Dorothy Q. Thomas is a 2008-2010 research associate at the Centre for International Relations and Diplomacy at the School for Oriental and African Studies. From September 2007-August 2008, she was a visiting fellow at the London School of Economics’ Centre for the Study of Human Rights. She is a 1998 Macarthur Fellow and a 1995 Bunting Fellow of the Radcliffe Institute for Advanced Study at Harvard University. In 1998 she received the Eleanor Roosevelt Human Rights Award from President Bill Clinton. Until January 2007, Thomas was senior program advisor to the U.S. Human Rights Fund, a collaborative grant making initiative that supports domestic human rights work in the United States. From 1990 – 1998, she served as the founding director of the Human Rights Watch Women’s Rights Division. She is a member of the Board of the British Institute for Human Rights and the Ms.
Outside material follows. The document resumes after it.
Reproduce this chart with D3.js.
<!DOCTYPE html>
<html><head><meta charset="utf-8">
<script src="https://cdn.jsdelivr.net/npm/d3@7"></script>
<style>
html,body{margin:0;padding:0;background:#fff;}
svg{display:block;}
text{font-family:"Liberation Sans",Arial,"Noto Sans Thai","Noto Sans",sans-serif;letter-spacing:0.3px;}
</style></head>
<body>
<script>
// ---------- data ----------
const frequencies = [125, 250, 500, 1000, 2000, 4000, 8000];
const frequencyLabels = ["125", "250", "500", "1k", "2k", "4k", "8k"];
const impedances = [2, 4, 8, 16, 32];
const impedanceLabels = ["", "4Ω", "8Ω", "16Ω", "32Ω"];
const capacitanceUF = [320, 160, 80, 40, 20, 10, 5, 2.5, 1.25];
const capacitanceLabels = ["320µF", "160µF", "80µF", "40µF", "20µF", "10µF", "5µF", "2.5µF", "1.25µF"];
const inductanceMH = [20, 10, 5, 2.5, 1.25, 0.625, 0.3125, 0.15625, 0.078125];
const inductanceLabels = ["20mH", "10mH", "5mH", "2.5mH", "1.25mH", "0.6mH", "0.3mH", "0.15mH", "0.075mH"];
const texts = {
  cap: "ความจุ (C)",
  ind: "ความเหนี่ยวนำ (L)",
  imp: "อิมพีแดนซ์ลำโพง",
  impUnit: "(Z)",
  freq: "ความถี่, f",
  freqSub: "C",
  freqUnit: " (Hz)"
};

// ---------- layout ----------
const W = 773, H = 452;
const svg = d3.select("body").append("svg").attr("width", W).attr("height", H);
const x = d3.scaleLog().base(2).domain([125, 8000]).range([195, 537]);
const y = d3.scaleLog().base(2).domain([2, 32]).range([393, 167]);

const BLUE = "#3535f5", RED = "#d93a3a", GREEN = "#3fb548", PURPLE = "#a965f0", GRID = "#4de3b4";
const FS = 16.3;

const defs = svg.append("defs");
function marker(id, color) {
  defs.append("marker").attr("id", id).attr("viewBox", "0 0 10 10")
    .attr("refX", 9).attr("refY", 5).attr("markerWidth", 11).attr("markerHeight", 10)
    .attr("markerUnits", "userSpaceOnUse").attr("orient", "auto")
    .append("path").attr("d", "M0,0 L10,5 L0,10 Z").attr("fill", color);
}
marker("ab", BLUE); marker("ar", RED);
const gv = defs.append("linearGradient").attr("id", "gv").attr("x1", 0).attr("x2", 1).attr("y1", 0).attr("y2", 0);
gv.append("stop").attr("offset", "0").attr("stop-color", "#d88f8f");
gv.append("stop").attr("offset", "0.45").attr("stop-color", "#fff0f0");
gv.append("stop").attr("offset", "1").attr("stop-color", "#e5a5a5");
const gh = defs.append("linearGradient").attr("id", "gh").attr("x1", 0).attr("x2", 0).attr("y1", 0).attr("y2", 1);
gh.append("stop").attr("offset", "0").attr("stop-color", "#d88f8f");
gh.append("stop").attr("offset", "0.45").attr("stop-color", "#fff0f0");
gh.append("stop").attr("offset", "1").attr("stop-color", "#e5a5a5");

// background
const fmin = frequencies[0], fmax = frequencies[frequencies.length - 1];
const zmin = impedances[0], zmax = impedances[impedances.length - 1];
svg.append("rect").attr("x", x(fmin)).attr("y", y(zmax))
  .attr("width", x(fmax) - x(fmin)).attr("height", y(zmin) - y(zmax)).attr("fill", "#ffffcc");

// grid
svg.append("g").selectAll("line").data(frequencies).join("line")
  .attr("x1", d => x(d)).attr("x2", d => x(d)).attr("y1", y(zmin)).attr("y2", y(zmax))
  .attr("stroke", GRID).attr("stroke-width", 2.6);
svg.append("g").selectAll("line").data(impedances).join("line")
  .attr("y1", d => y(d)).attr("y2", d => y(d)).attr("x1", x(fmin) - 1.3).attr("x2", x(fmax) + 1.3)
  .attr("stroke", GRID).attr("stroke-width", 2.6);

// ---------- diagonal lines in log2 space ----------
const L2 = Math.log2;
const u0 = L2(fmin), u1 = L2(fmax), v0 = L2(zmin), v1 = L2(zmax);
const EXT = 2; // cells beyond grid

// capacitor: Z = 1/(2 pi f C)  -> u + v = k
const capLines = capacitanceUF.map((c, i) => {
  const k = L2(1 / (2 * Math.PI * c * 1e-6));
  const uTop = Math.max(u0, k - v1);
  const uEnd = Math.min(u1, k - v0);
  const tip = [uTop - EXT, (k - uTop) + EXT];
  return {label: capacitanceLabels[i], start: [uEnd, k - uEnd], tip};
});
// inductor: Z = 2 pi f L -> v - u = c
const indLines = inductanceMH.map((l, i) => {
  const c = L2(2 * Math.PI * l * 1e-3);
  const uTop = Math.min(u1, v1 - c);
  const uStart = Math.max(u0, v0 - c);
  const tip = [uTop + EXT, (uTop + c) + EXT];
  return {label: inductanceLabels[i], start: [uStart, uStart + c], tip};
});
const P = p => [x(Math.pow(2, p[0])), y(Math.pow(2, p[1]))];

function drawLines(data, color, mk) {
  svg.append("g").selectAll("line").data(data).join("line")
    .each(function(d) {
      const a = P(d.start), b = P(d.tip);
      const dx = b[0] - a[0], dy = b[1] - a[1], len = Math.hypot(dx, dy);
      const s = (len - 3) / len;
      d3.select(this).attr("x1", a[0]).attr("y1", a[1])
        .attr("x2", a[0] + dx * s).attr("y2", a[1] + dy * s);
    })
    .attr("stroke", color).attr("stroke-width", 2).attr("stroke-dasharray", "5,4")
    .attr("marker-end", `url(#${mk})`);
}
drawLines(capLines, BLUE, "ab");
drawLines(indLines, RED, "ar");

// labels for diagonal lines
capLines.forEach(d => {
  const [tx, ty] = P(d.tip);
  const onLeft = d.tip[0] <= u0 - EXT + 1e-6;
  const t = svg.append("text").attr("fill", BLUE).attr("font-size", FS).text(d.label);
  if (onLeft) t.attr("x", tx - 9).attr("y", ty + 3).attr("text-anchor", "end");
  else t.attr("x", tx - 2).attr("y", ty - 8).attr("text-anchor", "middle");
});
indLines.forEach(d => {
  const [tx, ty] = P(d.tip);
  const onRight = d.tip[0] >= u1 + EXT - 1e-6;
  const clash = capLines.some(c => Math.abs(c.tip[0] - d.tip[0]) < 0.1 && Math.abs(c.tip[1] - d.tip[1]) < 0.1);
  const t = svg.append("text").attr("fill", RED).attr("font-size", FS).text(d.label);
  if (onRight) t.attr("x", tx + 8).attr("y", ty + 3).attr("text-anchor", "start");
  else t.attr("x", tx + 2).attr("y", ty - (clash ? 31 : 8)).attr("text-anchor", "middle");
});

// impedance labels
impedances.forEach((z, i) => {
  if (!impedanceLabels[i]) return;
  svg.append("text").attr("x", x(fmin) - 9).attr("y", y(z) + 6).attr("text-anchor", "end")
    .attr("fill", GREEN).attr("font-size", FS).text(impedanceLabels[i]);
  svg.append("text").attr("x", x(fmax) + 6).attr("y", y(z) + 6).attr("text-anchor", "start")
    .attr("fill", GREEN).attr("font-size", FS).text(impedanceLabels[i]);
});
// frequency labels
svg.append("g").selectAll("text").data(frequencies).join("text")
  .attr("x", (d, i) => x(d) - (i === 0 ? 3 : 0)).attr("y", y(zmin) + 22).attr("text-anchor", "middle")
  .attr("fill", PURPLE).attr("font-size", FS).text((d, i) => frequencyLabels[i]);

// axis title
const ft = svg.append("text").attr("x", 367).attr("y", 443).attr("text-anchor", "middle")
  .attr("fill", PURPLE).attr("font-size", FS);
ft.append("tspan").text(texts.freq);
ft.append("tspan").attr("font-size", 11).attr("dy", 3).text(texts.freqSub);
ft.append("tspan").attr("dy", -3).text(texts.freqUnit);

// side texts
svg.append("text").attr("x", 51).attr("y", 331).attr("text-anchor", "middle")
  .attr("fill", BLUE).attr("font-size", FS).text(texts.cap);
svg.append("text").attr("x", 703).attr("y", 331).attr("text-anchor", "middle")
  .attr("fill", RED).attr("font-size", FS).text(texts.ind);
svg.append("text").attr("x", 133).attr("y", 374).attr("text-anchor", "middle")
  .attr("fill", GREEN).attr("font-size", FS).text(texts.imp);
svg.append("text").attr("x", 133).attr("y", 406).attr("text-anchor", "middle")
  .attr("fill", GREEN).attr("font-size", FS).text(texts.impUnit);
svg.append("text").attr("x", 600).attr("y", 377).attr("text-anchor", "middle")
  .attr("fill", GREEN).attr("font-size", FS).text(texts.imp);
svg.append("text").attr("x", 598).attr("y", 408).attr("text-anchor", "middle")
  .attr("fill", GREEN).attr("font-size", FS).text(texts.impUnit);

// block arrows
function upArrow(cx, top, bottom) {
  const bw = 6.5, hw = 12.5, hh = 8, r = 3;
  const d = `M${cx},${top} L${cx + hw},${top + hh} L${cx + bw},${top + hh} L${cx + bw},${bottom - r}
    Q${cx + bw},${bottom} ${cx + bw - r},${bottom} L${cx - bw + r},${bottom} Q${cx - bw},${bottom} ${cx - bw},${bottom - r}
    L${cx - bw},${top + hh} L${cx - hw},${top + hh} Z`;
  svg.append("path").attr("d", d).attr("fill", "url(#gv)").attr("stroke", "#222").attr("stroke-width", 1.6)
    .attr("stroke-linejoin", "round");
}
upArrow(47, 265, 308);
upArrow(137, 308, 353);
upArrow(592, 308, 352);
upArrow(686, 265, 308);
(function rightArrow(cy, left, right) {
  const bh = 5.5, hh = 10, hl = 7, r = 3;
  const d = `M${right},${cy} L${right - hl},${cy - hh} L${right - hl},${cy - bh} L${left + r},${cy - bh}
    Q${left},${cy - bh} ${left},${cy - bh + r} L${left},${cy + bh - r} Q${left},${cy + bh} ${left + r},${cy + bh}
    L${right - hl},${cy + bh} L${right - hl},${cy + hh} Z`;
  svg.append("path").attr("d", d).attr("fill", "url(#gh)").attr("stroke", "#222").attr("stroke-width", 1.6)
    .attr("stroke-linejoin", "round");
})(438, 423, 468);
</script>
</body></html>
Foundation for Women, and sits on the advisory boards of the ACLU Human Rights Project, the American Constitution Society’s Human Rights Working Group, and the Human Rights Watch U.S. Program. Thomas writes and speaks frequently on human rights, including most recently “Against American Supremacy: Rebuilding a Culture of Respect for Human Rights in the United States,” in Bringing Human Rights Home, Praeger, (2008), “Ain’t I American?: Women’s Rights, Human Rights and US Identity in the 21st Century,” The Helen Pond McIntyre Lecture, Barnard College, October 30, 2007, and “Are Americans Human?: An Ex-Pat’s Guide to Progressive Politics in the United States,” the Sackler Distinguished Lecture in Human Rights, the University of Connecticut, October 22, 2009. She lives in London with her husband and two children.

 

Alan Wardle

Alan Wardle is Head of Health Promotion at the Terrence Higgins Trust. He was previously at the LGA, heading up their public affairs work from 2007 - 10. Before that he was Director for Parliamentary and Public Affairs at Stonewall for four and a half years. While there he led Stonewall's lobbying and campaigning work, including on the Civil Partnership Act, and established their policy and research function. Before that Alan was in the civil service, doing various policy, finance and private office jobs in the Department for Work and Pensions. Alan studied law, including international and domestic human rights, at the universities of Glasgow and Cambridge.